Вернемся к семантике выражения «бремены тяжькы». Коннотации «тяжесть, тягость», содержащиеся в обеих лексемах этого выражения, контрастируют с коннотациями «легкость, полет, устремленность вверх», присущими выражению «окрилатевъ оумъмь». Создается оппозиция «привязанность к миру и его суетным ценностям (метонимически обозначенными товарами купцов) — стремление к истинному, нетленному благу». Два эти выражения разделены небольшим фрагментом текста в Житии Феодосия Печерского, но, тем не менее, их соотнесенность более чем вероятна.
Кроме того, «бремены тяжьки» соотносятся по принципу семантического контраста с легким бременем, которое возлагает Иисус Христос на уверовавших в него: «Възьмете иго Мое на себе и наоучитеся от Мене, яко кротькъ есмь и съмеренъ с[ь]р(д)[ь]ц[ь]мь, и обрящете покои д[у]шам вашимь. Иго бо мое бл[а]го, и беремя Мое льгъко есть» (Мф. 11:29–30) [Архангельское Евангелие. С. 320, л. 139 об.]. Предметное значение выражения «бремены тяжькы» контрастирует с метафорой легкое бремя. Но именно благодаря этой контрастной соотнесенности оно также приобретает дополнительный метафорический смысл «ложные ценности, тяжесть мирского, „бытового“ бытия» [76].
* * *
Второй пример — чудо с расцветшими деревцами в Повести о Петре и Февронии: «На брезе же том блаженному князю Петру на вечерю его ядь готовляху. И потче повар его древца малы, на них же котлы висяху. По вечери же святая княгини Февронии ходящи по брегу и видевши древца тыя, благослови, рекши: „Да будут сия на утрии древие велико, имущи ветви и листвие“. Еже и бысть. Вставши бо утре, обретоша тыя древца велико древие имуще ветви и листвие» [77]. Это чудо, совершенное Февронией, имеет для агиографа особенный смысл: оно упомянуто в заключительной похвале святым супругам как одно из проявлений благодати, дарованной им Христом: «Радуйся, дивная Февроние, яко твоим благословением во едину нощь малое древие велико возрасте и изнесоша ветви и листвие» (с. 222). В то же время чудо с превращением Февронией хлебных крошек в «ливан добровонный и фимиян» (с. 217) в этой похвале не названо.
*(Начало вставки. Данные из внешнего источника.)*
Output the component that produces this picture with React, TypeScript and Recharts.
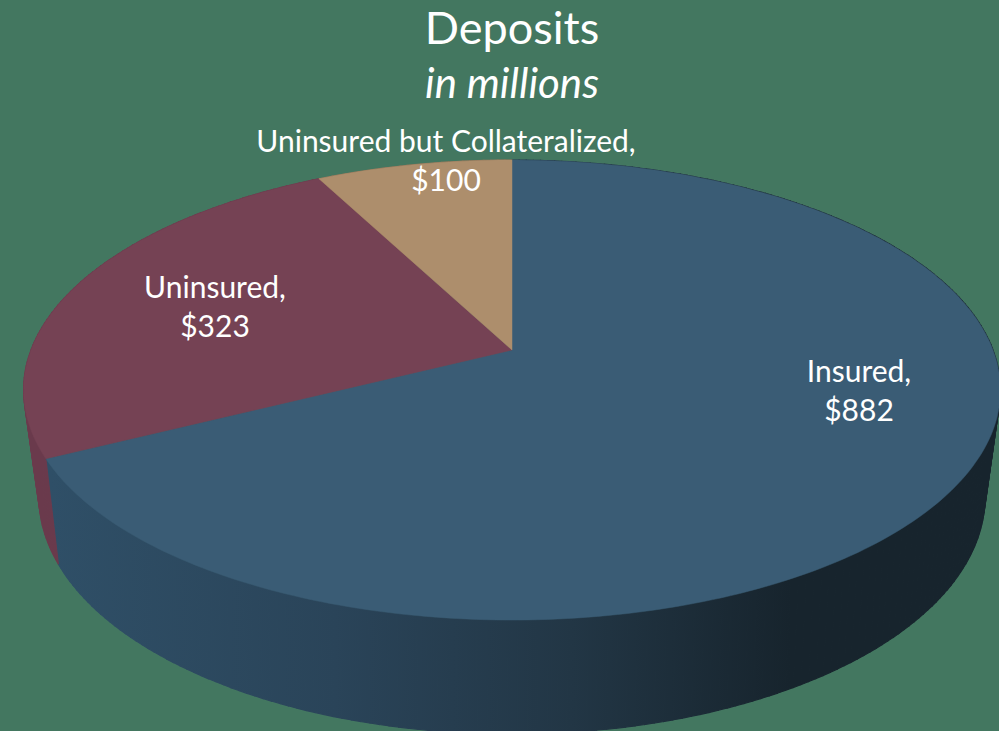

В работах последних лет, посвященных Повести о Петре и Февронии [78], была оспорена точка зрения Р. П. Дмитриевой, считающей Повесть текстом преимущественно сказочно-новеллистического характера с любовной тематикой, лишь формально принадлежащим к агиографии [ППФ 1979. С. 4, 29]. Н. С. Демкова и М. Б. Плюханова обратили внимание на символическое смысловое пространство этого текста, прежде всего на символику змея и змееборчества и на символику образа мудрой Февронии. Н. С. Демкова также отметила особое значение чуда с деревцами, интерпретировав его как «знак возрождения жизни» [Демкова 1996. С. 84]. Эта интерпретация верна, но имеет слишком общий характер: не учитывается собственно символико-религиозный смысл чуда, который может быть раскрыт только в соотнесенности со Священным Писанием. Расцветшие деревья знаменуют святость супругов и, кроме того, будущее благополучие (вскоре после этого чуда бояре призывают изгнанных Петра и Февронию вернуться в Муром) [79]. Уподобление человека-праведника плодоносящему и дающему обильную листву дереву восходит к Псалтири: «И будеть яко древо сажено при исходищихъ водъ, иже плодъ свои дастъ въ время свое, и лист его не отпадетъ» (Пс. 1:3) [Библиа 1988. Л. 1 (2-я паг.)]. Прямое, эксплицитное уподобление праведника такому дереву встречается в древнерусской агиографии, например в Житии Ферапонта Белозерского, в котором о святых Кирилле и Ферапонте Белозерских сказано: «Новосаждена бо — бяху якоже некаа „древеса при исходищихъ водъ“ — требует многа отреблениа» [Преподобные 1994. С. 216].